= Protective option =

Stock options trading strategy

Payoffs from a long call position, equivalent to that of a protective put

Payoffs from a long put position, equivalent to that of a protective call

A protective option or married option is a financial transaction in which the holder of securities buys a type of financial options contract known as a "call" or a "put" against stock that they own or are shorting. The buyer of a protective option pays compensation, or "premium", for this transaction, which can limit losses on their stock position. One protective option is purchased for every hundred shares the buyer wishes to cover. A protective option constructed with a put to cover shares of stock that an investor owns is called a protective put or married put, while one constructed with a call to cover shorted stock is a protective call or married call. In equilibrium, a protective put will have the same net payoff as merely buying a call option, and a protective call will have the same net payoff as merely buying a put option.

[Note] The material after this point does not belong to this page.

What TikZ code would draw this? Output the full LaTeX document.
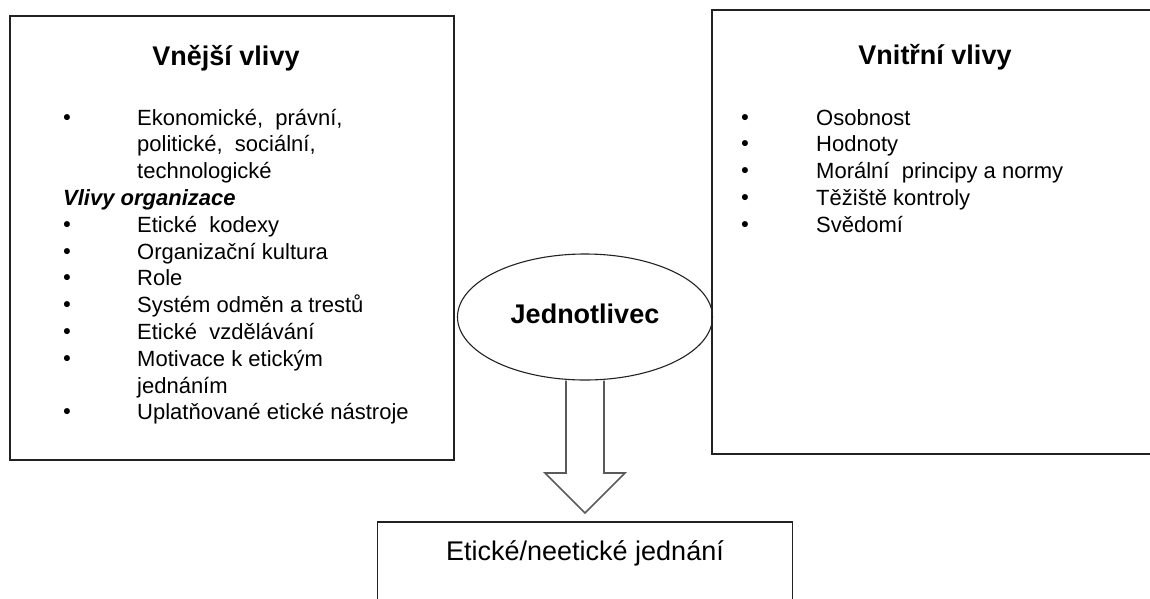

A protective option could be used instead of a stop-loss order to limit losses on a stock position, especially in a fast-moving market. Although buyers of a protective option have to pay the up-front cost of the premium, the advantage is that they cannot lose more money than the option's strike price, while a stop order could fill at a price worse than the stop price. Secondly, a stop loss could trigger during a stock's temporary retracement or pullback just before it reverses back to the original direction again, while an option could last through all of that volatility until its expiration date.